[Entries with chart source code]
━━━━

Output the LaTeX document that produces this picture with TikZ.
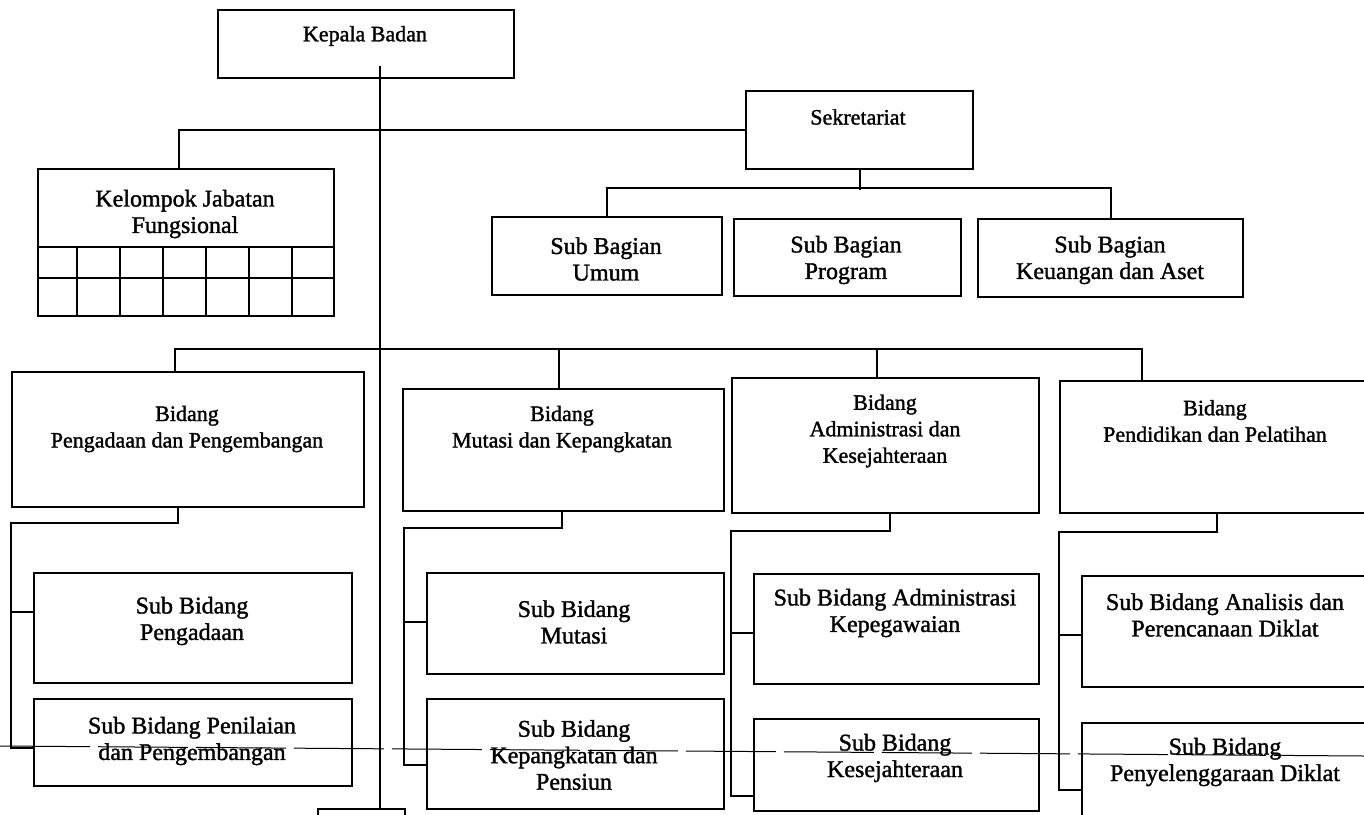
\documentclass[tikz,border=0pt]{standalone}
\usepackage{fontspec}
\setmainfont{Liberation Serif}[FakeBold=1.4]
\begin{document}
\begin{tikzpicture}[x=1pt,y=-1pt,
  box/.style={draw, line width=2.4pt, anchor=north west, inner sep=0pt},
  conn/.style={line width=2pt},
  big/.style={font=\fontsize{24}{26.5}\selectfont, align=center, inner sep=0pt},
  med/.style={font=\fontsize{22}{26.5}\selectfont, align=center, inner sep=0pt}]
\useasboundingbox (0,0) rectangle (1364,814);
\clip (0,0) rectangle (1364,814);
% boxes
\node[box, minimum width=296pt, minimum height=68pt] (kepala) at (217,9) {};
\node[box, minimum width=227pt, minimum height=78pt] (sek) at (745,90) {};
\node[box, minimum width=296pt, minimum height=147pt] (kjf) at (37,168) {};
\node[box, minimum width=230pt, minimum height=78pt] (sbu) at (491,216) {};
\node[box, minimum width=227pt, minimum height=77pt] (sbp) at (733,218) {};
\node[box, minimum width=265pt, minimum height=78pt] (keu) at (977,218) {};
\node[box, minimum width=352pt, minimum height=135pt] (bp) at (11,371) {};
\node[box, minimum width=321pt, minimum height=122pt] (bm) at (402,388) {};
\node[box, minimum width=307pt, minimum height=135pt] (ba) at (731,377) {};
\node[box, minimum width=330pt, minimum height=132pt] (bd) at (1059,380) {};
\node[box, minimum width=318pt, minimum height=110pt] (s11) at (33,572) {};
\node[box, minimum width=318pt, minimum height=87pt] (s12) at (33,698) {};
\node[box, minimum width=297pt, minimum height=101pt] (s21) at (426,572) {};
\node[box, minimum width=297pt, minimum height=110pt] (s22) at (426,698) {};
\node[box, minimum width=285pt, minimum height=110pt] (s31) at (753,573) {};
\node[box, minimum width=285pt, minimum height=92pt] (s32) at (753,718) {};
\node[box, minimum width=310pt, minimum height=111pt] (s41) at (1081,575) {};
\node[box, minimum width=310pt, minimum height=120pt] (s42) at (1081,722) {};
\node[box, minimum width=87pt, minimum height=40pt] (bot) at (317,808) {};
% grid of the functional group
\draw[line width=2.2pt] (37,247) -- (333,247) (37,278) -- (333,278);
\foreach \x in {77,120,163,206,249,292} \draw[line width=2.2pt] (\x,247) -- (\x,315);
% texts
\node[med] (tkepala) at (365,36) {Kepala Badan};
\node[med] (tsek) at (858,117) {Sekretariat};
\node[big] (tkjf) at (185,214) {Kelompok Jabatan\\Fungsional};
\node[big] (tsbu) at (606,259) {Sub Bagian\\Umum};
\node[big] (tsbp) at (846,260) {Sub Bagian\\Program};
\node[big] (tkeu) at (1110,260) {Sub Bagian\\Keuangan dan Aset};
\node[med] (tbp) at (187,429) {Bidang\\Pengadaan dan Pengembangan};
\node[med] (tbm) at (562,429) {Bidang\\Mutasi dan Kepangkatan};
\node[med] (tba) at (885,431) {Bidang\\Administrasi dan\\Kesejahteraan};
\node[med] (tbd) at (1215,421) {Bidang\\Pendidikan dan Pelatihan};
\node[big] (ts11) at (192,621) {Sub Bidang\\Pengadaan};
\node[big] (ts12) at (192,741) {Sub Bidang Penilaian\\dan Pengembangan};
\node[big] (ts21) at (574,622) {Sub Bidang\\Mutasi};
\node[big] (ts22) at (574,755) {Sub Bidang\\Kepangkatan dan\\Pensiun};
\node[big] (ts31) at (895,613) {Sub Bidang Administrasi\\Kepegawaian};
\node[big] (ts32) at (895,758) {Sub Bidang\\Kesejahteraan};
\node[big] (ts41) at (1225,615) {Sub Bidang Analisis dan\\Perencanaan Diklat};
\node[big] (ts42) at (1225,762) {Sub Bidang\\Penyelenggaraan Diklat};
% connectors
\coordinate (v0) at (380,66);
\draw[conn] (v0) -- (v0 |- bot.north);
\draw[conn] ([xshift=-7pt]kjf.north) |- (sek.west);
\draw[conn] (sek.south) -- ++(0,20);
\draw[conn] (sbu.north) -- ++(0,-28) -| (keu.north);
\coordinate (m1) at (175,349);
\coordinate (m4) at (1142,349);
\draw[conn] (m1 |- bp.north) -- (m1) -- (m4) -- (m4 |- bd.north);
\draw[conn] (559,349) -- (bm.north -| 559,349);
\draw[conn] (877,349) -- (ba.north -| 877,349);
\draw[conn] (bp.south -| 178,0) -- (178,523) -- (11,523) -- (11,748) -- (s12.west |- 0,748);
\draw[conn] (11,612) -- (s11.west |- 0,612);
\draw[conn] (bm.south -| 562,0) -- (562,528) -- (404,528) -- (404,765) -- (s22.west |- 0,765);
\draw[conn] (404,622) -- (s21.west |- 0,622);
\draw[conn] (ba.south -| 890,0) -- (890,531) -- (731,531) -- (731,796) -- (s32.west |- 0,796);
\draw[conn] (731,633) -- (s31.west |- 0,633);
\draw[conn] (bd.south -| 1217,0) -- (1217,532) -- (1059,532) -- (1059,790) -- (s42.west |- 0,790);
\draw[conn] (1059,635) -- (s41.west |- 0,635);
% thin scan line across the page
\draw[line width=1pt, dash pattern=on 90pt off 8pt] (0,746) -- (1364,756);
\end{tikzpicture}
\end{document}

━━━━

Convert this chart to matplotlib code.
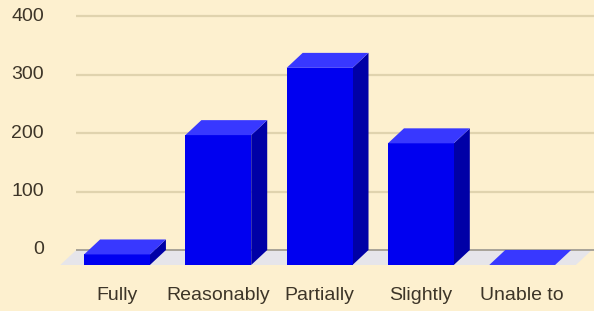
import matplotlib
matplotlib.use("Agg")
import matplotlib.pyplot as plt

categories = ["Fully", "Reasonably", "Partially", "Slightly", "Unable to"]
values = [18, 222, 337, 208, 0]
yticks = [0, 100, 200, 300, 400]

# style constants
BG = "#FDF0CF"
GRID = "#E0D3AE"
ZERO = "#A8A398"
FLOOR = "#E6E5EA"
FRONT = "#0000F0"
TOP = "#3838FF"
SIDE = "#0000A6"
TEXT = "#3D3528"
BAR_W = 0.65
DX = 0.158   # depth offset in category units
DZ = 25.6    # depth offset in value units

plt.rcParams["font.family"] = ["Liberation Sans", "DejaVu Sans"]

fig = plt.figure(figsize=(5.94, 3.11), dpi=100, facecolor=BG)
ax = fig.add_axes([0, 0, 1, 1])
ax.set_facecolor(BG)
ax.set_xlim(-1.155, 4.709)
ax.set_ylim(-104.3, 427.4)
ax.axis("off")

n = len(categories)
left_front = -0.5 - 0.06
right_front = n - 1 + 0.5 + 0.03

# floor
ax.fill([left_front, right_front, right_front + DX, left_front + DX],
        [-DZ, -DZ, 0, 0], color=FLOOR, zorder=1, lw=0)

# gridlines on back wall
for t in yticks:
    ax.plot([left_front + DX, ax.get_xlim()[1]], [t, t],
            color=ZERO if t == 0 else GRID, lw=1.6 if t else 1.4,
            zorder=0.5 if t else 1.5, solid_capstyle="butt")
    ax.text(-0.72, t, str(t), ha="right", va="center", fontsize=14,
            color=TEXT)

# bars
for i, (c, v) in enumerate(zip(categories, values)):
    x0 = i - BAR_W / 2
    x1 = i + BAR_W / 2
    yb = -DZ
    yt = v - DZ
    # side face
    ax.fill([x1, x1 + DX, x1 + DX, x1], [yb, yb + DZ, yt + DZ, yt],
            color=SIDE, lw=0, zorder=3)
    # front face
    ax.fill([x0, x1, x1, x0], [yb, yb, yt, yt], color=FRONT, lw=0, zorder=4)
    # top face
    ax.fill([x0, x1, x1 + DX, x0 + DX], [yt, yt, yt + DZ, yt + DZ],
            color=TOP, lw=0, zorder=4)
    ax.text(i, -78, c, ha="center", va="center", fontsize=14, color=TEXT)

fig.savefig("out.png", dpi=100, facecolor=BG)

━━━━

Brief »
Say how many lines have the string "this" in them, offering no words beyond the number.

Task output »
2